I’d completed my search of the area around Inverkeithing and with time to spare and plenty of time until the rising tide covers the beaches, I decided to stop off in South Queensferry on my way back home. You can see North Queensferry at the far side of the Forth Road Bridge in the image above, Inverkeithing is behind the trees in the background.
My route started where I left the car, at the car park just next to the Forth Rail Bridge and follows the shore as far as the support columns of the Forth Road Bridge – the marina prevented any further progress, on this day anyway. Bricks were sporadic until the small beach just to the east of the Forth Road Bridge (above) where they can be seen in abundance, almost a true brick beach. However, many of them are extruded bricks – the tell-tale striations that run along their length mark them out – and none of this type of brick have brickmarks.
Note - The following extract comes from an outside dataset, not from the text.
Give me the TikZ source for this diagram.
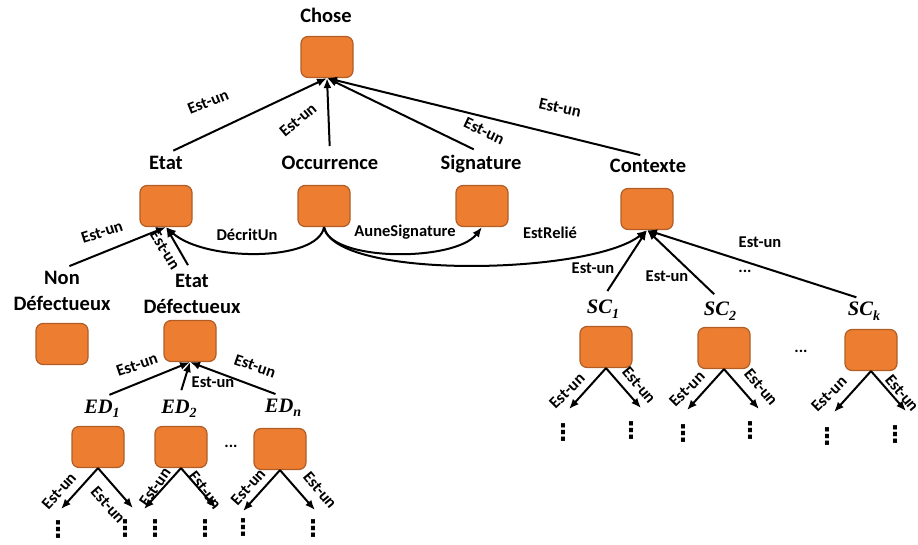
\documentclass[tikz,border=0pt]{standalone}
\usepackage{fontspec}
\setmainfont{Carlito}
\newfontfamily\serifit{Liberation Serif}
\newfontfamily\symfont{DejaVu Sans}
\usetikzlibrary{arrows.meta}
\definecolor{boxfill}{HTML}{ED7D31}
\definecolor{boxline}{HTML}{B05E25}
\newcommand{\sub}[2]{{\serifit\bfseries\itshape #1\raisebox{-4.5pt}{\fontsize{14}{14}\selectfont #2}}}

\begin{document}
\begin{tikzpicture}[x=1pt,y=-1pt,
 box/.style={draw=boxline,fill=boxfill,line width=1.2pt,rounded corners=7pt,
 minimum width=52pt,minimum height=41pt,inner sep=0pt},
 lbl/.style={font=\fontsize{20.5}{26}\selectfont\bfseries,inner sep=2pt,align=center},
 rel/.style={font=\fontsize{16.5}{18}\selectfont\bfseries,inner sep=1pt},
 isa/.style={-{Latex[length=10pt,width=8pt]},line width=2pt,shorten <=8pt},
 link/.style={-{Latex[length=10pt,width=8pt]},line width=2pt},
 vdot/.style={font=\fontsize{23}{23}\selectfont\symfont\bfseries,inner sep=0pt}]
\useasboundingbox (0,0) rectangle (918,545);
% boxes
\foreach \n/\x/\y in {chose/327/57,etat/166/206,occ/324/206,sig/482/206,ctx/647/209,
 nondef/62/344,etatdef/190/341,ed1/98/447,ed2/181/447,edn/280/449,
 sc1/606/347,sc2/724/348,sck/871/350}
 \node[box] (\n) at (\x,\y) {};
% concept names
\node[lbl] (tchose) at (326,15) {Chose};
\node[lbl] (tetat) at (166,163) {Etat};
\node[lbl] (tocc) at (330,163) {Occurrence};
\node[lbl] (tsig) at (481,164) {Signature};
\node[lbl] (tctx) at (648,166) {Contexte};
\node[lbl] (tnondef) at (62,291) {Non\\Défectueux};
\node[lbl] (tetatdef) at (192,294) {Etat\\Défectueux};
\node[lbl] (ted1) at (102,409) {\sub{ED}{1}};
\node[lbl] (ted2) at (179,409) {\sub{ED}{2}};
\node[lbl] (tedn) at (283,408) {\sub{ED}{n}};
\node[lbl] (tsc1) at (603,309) {\sub{SC}{1}};
\node[lbl] (tsc2) at (720,311) {\sub{SC}{2}};
\node[lbl] (tsck) at (864,311) {\sub{SC}{k}};
% is-a links
\foreach \m in {tetat,tocc,tsig,tctx}
 \draw[isa] (\m.north) -- (chose.south);
\draw[isa] (tnondef.north) -- (etat.south);
\draw[isa] (tetatdef.north) -- (etat.south);
\foreach \m in {ted1,ted2,tedn}
 \draw[isa] (\m.north) -- (etatdef.south);
\foreach \m in {tsc1,tsc2,tsck}
 \draw[isa] (\m.north) -- (ctx.south);
% relations of Occurrence
\draw[link] (occ.south) .. controls (318,262) and (205,262) .. (etat.south);
\draw[link] (occ.south) .. controls (330,262) and (455,262) .. (sig.south);
\draw[link] (occ.south) .. controls (335,280) and (590,275) .. (ctx.south);
% sub-branches
\foreach \n in {ed1,ed2,edn,sc1,sc2,sck} {
 \path (\n.south) ++(-37,41) coordinate (\n-l) ++(72,-1) coordinate (\n-r);
 \draw[link] (\n.south) -- (\n-l);
 \draw[link] (\n.south) -- (\n-r);
}
% edge labels
\node[rel,rotate=22] (r1) at (208,102) {Est-un};
\node[rel,rotate=40] (r2) at (298,120) {Est-un};
\node[rel,rotate=-25] (r3) at (484,131) {Est-un};
\node[rel,rotate=-12] (r4) at (560,108) {Est-un};
\node[rel,rotate=18] (r5) at (102,232) {Est-un};
\node[rel,rotate=-58] (r6) at (165,250) {Est-un};
\node[rel] (r7) at (247,235) {DécritUn};
\node[rel] (r8) at (405,232) {AuneSignature};
\node[rel] (r9) at (550,233) {EstRelié};
\node[rel] (r10) at (593,268) {Est-un};
\node[rel] (r11) at (667,276) {Est-un};
\node[rel] (r12) at (760,242) {Est-un};
\node[rel,rotate=19] (r13) at (137,365) {Est-un};
\node[rel] (r14) at (213,382) {Est-un};
\node[rel,rotate=-19] (r15) at (255,366) {Est-un};
\foreach \x/\y/\a [count=\i] in {59/491/48,108/505/-48,155/487/55,205/490/-52,
 248/487/48,320/490/-50,567/391/45,639/385/-50,687/389/45,761/387/-50,
 829/394/45,902/393/-50}
 \node[rel,rotate=\a] (s\i) at (\x,\y) {Est-un};
% dots
\foreach \x/\y [count=\i] in {58/530,125/529,155/529,205/529,243/528,313/529,
 563/433,631/431,683/434,750/431,827/437,895/435}
 \node[vdot] (v\i) at (\x,\y) {⋮};
\node[rel] (h1) at (231,446) {...};
\node[rel] (h2) at (801,351) {...};
\node[rel] (h3) at (745,271) {...};
\end{tikzpicture}
\end{document}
But all is not lost, as there are plenty of other brickmarks among them including, NIDDRIE, DOUGAL WINCHBURGH, BAR LAW, STERLING, ETNA, NCB ROSLIN, DOURIE, PENTLAND, BOGHEAD, AUCHINLEA, CRAIGEND, WINCHBURGH and WELLWOOD. I’m not going to show them all here as I’ve already covered all of them elsewhere on this website. You can follow the links to each if you wish. What I’ll include here are a few of the more interesting or unusual brickmarks and finds encountered on this trip.
The first I want to mention is this MUIR ARMADALE. I’ve come across few of these at different locations and some of them have been like this one, with the brickmark and frog showing this distinctive red colour. Not sure if this is simply paint – which I think would have been scoured away by the sea – or a part of the firing process.
The next, though incomplete, example is probably a FORTH, though I’ve not come across this style and size of lettering on other samples.
Next, just out of interest, a couple of PENTLAND bricks, each with a nice coating of frost. Not sure why these two bricks had frost on them while the neighbouring bricks were frost-free?
Bricks with the MUIR ARMADALE brickmark are common throughout the Lothians but the blue patches on this one caught my eye.
The London Brick Company is based in Peterborough, London and I’ve encountered small numbers of these English LBC PHORPRES bricks throughout the Lothians.
While the image below does not show it very well, this DOURIE firebrick is actually about double the size of an ordinary brick.
These two DEWAR fragments are probably from the Drumpark Brickworks, Bargeddie, Glasgow, Lanarkshire. I have a small collection of DEWAR brickmarks but this style of frog is a new one.
And finally, the only new brickmark of my visit to South Queensferry. This PATENT brickmark will require further digging to reveal it’s origins.
And to finish off the day, a nice image of the Forth Rail Bridge.